** Exercise description **
From the listing below, copy only the lines running from the line that contains "Write the matplotlib code for this chart." to the line that contains "0.631, 0.670, 0.708, 0.746, 0.785, 0.823, 0.862, 0.900]", both included.

(A block of data)
-- -- --

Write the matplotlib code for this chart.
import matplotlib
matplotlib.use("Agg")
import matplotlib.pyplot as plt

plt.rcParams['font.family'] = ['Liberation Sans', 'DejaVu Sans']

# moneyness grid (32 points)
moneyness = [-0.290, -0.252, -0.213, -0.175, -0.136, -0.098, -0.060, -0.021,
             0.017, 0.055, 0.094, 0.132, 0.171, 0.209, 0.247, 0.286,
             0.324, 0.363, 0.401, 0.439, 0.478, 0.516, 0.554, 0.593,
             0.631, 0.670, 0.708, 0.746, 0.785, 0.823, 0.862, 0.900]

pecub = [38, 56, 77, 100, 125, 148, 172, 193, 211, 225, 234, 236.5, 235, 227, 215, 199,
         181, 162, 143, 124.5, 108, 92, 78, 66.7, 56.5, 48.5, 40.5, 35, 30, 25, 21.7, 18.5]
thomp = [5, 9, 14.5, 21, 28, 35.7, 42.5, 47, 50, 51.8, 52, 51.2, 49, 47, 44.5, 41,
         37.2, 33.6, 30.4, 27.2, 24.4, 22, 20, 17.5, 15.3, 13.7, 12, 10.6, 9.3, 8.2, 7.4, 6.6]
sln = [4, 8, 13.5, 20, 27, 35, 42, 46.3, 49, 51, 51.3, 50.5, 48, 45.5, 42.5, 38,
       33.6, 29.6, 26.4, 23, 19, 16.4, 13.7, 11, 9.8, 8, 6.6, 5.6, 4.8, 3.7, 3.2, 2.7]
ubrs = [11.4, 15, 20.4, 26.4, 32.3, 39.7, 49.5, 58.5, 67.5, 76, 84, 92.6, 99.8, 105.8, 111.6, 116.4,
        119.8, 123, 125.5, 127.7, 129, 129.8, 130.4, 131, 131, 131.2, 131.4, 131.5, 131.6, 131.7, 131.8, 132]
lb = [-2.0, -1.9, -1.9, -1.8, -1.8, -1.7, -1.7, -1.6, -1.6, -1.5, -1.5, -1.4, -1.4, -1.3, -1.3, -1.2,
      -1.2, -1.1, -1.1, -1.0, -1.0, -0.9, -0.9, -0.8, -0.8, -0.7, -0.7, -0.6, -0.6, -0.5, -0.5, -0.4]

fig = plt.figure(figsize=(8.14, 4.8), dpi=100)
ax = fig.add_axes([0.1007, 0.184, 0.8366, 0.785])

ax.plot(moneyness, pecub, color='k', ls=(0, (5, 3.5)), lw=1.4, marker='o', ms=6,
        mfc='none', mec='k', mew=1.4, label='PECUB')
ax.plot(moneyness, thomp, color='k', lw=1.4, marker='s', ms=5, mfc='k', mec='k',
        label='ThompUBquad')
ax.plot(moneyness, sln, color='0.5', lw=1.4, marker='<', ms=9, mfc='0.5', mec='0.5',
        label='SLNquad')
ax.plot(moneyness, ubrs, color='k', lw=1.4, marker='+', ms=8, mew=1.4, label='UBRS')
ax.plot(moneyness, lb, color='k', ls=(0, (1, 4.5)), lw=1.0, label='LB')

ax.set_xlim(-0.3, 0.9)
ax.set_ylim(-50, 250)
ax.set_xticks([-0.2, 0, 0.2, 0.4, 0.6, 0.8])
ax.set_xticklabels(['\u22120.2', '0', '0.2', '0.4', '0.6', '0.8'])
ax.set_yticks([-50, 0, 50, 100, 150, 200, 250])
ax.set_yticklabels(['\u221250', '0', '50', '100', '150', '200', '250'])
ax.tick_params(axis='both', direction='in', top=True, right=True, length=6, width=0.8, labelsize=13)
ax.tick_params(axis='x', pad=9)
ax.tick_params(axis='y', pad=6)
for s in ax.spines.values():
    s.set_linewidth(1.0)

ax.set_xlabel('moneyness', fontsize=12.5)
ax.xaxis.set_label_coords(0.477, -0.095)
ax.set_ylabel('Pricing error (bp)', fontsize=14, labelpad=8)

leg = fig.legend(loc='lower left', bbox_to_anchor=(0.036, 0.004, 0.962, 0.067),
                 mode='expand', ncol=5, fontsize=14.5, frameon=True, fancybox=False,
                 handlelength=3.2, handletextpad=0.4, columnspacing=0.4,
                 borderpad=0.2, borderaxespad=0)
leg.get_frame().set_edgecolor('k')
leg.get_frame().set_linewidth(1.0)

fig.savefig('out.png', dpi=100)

-- -- --

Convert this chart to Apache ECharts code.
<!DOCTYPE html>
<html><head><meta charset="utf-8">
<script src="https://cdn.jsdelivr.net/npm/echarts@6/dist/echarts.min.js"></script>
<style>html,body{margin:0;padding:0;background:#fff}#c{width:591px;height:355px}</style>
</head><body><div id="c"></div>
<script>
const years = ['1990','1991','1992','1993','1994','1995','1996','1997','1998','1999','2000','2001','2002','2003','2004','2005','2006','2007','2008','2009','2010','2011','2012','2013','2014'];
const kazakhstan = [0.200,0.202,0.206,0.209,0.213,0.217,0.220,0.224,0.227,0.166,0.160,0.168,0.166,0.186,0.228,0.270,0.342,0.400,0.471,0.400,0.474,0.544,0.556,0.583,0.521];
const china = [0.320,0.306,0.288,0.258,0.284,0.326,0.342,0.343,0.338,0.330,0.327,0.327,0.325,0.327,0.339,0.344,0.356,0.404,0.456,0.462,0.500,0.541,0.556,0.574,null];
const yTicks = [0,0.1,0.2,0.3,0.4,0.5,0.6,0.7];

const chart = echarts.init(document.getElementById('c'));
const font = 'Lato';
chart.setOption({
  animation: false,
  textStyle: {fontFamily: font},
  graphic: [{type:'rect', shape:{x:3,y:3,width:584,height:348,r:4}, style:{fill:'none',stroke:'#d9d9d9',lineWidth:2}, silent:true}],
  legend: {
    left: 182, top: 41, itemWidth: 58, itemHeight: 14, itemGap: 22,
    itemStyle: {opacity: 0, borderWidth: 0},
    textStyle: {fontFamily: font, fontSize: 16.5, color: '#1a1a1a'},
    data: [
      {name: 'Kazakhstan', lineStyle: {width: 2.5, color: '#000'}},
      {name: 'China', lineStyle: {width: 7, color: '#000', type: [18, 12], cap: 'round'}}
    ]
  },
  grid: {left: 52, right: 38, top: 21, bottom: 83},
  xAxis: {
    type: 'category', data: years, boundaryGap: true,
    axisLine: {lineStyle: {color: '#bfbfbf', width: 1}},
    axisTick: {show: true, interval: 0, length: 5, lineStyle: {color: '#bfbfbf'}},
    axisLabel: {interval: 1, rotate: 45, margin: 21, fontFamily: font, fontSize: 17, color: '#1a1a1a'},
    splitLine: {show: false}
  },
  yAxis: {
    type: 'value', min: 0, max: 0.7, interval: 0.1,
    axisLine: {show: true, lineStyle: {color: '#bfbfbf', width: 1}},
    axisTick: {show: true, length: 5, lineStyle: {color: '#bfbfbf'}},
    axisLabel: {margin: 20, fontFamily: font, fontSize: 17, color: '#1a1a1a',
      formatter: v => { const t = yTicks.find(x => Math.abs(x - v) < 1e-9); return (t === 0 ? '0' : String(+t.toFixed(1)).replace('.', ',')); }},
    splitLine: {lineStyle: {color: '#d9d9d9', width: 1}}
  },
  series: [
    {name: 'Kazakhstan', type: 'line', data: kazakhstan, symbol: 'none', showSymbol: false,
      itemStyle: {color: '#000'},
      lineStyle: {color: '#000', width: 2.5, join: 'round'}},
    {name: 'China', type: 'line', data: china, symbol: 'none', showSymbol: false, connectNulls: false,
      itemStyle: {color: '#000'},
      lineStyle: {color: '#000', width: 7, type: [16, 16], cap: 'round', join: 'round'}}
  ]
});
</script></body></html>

-- -- --

** Result of the task **
Write the matplotlib code for this chart.
import matplotlib
matplotlib.use("Agg")
import matplotlib.pyplot as plt

plt.rcParams['font.family'] = ['Liberation Sans', 'DejaVu Sans']

# moneyness grid (32 points)
moneyness = [-0.290, -0.252, -0.213, -0.175, -0.136, -0.098, -0.060, -0.021,
             0.017, 0.055, 0.094, 0.132, 0.171, 0.209, 0.247, 0.286,
             0.324, 0.363, 0.401, 0.439, 0.478, 0.516, 0.554, 0.593,
             0.631, 0.670, 0.708, 0.746, 0.785, 0.823, 0.862, 0.900]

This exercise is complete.